A Crise da Engenharia no Brasil
Análise crítica da matéria do Estadão do dia 20/04
Marcio Medeiros
4/20/20253 min read


Recentemente, o jornal O Estadão publicou uma matéria destacando a acentuada queda no número de estudantes matriculados em cursos de engenharia no Brasil, que passaram de 358 mil em 2015 para apenas 172 mil em 2025. A reportagem busca traçar uma comparação com países como Coreia do Sul, China e Estados Unidos, que possuem um número expressivamente maior de profissionais formados nessa área. No entanto, tal comparação, embora sugestiva, carece de uma análise mais aprofundada sobre as especificidades estruturais, econômicas e políticas que configuram a realidade brasileira.
Em primeiro lugar, é preciso refletir sobre o papel desempenhado pelo engenheiro no Brasil. Nos países citados — Estados Unidos, China e Coreia do Sul — o engenheiro é, antes de tudo, um agente da inovação, um vetor de transformação tecnológica diretamente vinculado a ecossistemas robustos de pesquisa, desenvolvimento e aplicação. Esses países estruturaram sistemas educacionais e industriais integrados a parques tecnológicos, incubadoras de inovação e estratégias governamentais de longo prazo voltadas ao avanço científico.

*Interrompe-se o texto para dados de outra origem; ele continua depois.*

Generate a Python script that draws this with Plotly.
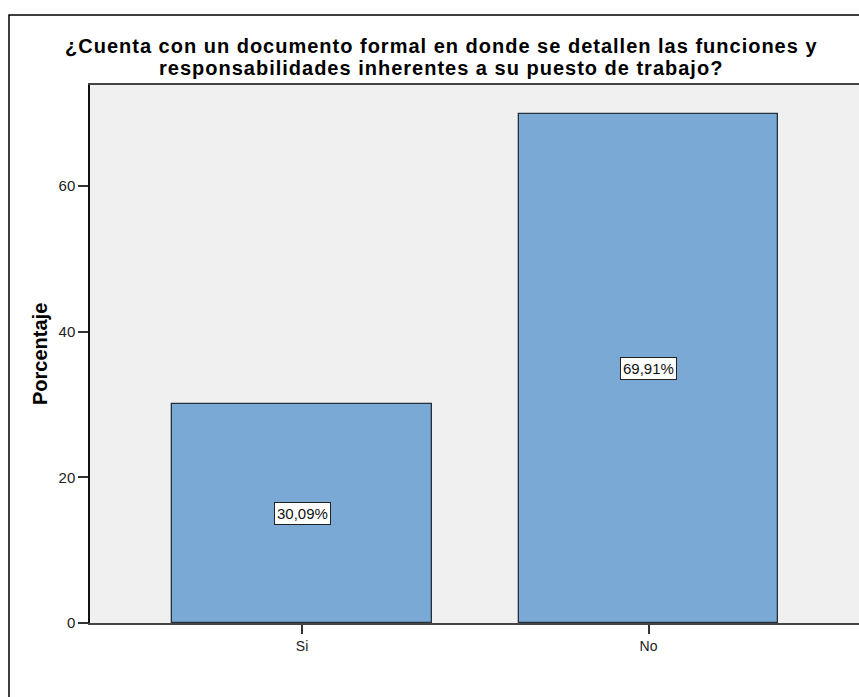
import plotly.graph_objects as go

# Respuestas y porcentajes
categorias = ["Si", "No"]
porcentajes = [30.09, 69.91]
y_ticks = [0, 20, 40, 60]

titulo_lineas = [
    "¿Cuenta con un documento formal en donde se detallen las funciones y",
    "responsabilidades inherentes a su puesto de trabajo?",
]

FONT = "Arial, Liberation Sans"
W, H = 859, 697
L, R, T, B = 90, 0, 85, 74
pw, ph = W - L - R, H - T - B


def px_x(x):
    return (x - L) / pw


def px_y(y):
    return (H - B - y) / ph


fig = go.Figure()
fig.add_trace(go.Bar(
    x=categorias,
    y=porcentajes,
    width=0.75,
    marker=dict(color="#7aa9d5", line=dict(color="#27313b", width=1.3)),
    hoverinfo="skip",
))


# Etiquetas con el porcentaje en el centro de cada barra
def fmt(v):
    return f"{v:.2f}".replace(".", ",") + "%"


annotations = []
for c, v in zip(categorias, porcentajes):
    annotations.append(dict(
        x=c, y=v / 2, xref="x", yref="y", text=fmt(v), showarrow=False,
        font=dict(family=FONT, size=15, color="#111"),
        bgcolor="white", bordercolor="#222", borderwidth=1, borderpad=2,
    ))

# Título del eje Y
annotations.append(dict(
    x=0, y=0.5, xref="paper", yref="paper", xshift=-50, text="<b>Porcentaje</b>",
    textangle=-90, showarrow=False, xanchor="center", yanchor="middle",
    font=dict(family=FONT, size=20, color="#000"),
))

# Título del gráfico, una anotación por línea
for linea, yc in zip(titulo_lineas, [46, 68]):
    annotations.append(dict(
        x=px_x(441), y=px_y(yc), xref="paper", yref="paper",
        text='<span style="letter-spacing:1px"><b>' + linea + "</b></span>",
        showarrow=False, xanchor="center", yanchor="middle",
        font=dict(family=FONT, size=20, color="#000"),
    ))

# Marco exterior del gráfico
shapes = [dict(
    type="rect", xref="paper", yref="paper",
    x0=px_x(9), x1=px_x(W + 10),
    y0=px_y(H + 10), y1=px_y(15),
    line=dict(color="#000", width=1.5), fillcolor="rgba(0,0,0,0)", layer="below",
)]

fig.update_layout(
    width=W, height=H,
    margin=dict(l=L, r=R, t=T, b=B),
    paper_bgcolor="white",
    plot_bgcolor="#f0f0f0",
    showlegend=False,
    annotations=annotations,
    shapes=shapes,
    font=dict(family=FONT, size=14, color="#222"),
    bargap=0,
)
fig.update_xaxes(
    type="category", range=[-0.612, 1.6075],
    showline=True, linecolor="#444", linewidth=1.5, mirror=True,
    ticks="outside", ticklen=9, tickcolor="#333", tickwidth=1.5,
    showgrid=False, zeroline=False,
    tickfont=dict(family=FONT, size=14, color="#222"),
)
fig.update_yaxes(
    range=[0, 73.9], tickvals=y_ticks,
    showline=True, linecolor="#111", linewidth=1.5,
    ticks="outside", ticklen=10, tickcolor="#333", tickwidth=1.5,
    showgrid=False, zeroline=False,
    tickfont=dict(family=FONT, size=15, color="#222"),
)

fig.write_html("out.html")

Como exemplo, os Estados Unidos investem, historicamente, cerca de 3,5% do PIB em pesquisa e desenvolvimento (P&D), o que representou, em 2017, aproximadamente 118 bilhões de dólares. No Brasil, o investimento atual gira em torno de 1,2% do PIB — considerado um recorde histórico —, embora em governos anteriores, como o de Jair Bolsonaro, esse índice tenha sido dramaticamente inferior, atingindo, em 2021, apenas R$ 89 milhões, um valor ínfimo diante das demandas do setor.
Outro fator crucial é a existência, nesses países, de setores estratégicos consolidados, voltados ao desenvolvimento nacional. A alocação de recursos em ciência e tecnologia não ocorre de forma aleatória, mas está direcionada a áreas de potencial retorno econômico e geopolítico. Tais investimentos resultam em inovação com valor agregado, aumento da produtividade e influência direta no Produto Interno Bruto. Em contraste, o Brasil carece de um projeto claro de desenvolvimento nacional baseado em ciência, tecnologia e inovação. Embora o atual governo federal esboce iniciativas nessa direção, ainda estamos longe de construir um vetor coerente e sustentável de desenvolvimento tecnológico que possa gerar competitividade em escala global.
Nesse contexto, o engenheiro brasileiro acaba sendo absorvido majoritariamente por funções operacionais, atuando como responsável técnico em indústrias, muitas vezes em regime de terceirização. Com a flexibilização das leis trabalhistas e a precarização das relações de trabalho, é comum que um único engenheiro responda tecnicamente por múltiplas empresas. Isso reduz a oferta de empregos e restringe o espaço para novos profissionais. Em um cenário onde a demanda por engenheiros está estagnada — ou até em retração —, e os profissionais mais experientes dominam o mercado, jovens recém-formados enfrentam enormes dificuldades para inserção e ascensão profissional.
Esse panorama desalentador contribui diretamente para o aumento da evasão nos cursos de engenharia. Ao se depararem com um mercado saturado, competitivo e pouco promissor, muitos estudantes optam por migrar para outras áreas. Em suma, a retração no número de graduandos em engenharia não pode ser compreendida apenas por indicadores numéricos ou comparações internacionais simplistas. Trata-se de uma resposta concreta a um mercado de trabalho precarizado, com baixas perspectivas e escassas oportunidades de inovação.
Portanto, a análise promovida pelo Estadão revela-se limitada e, em certa medida, míope, pois ignora as condições estruturais que explicam o desinteresse crescente pelas engenharias no Brasil. Ademais, ao comparar o país com nações que possuem políticas de Estado consolidadas e estratégias tecnológicas de longo prazo, o texto incorre em um equívoco metodológico que pouco contribui para a compreensão do fenômeno. Sem um plano nacional de desenvolvimento articulado, capaz de integrar educação, ciência, tecnologia e indústria, o país continuará enfrentando uma fuga de talentos e um desmonte progressivo de áreas estratégicas para o futuro.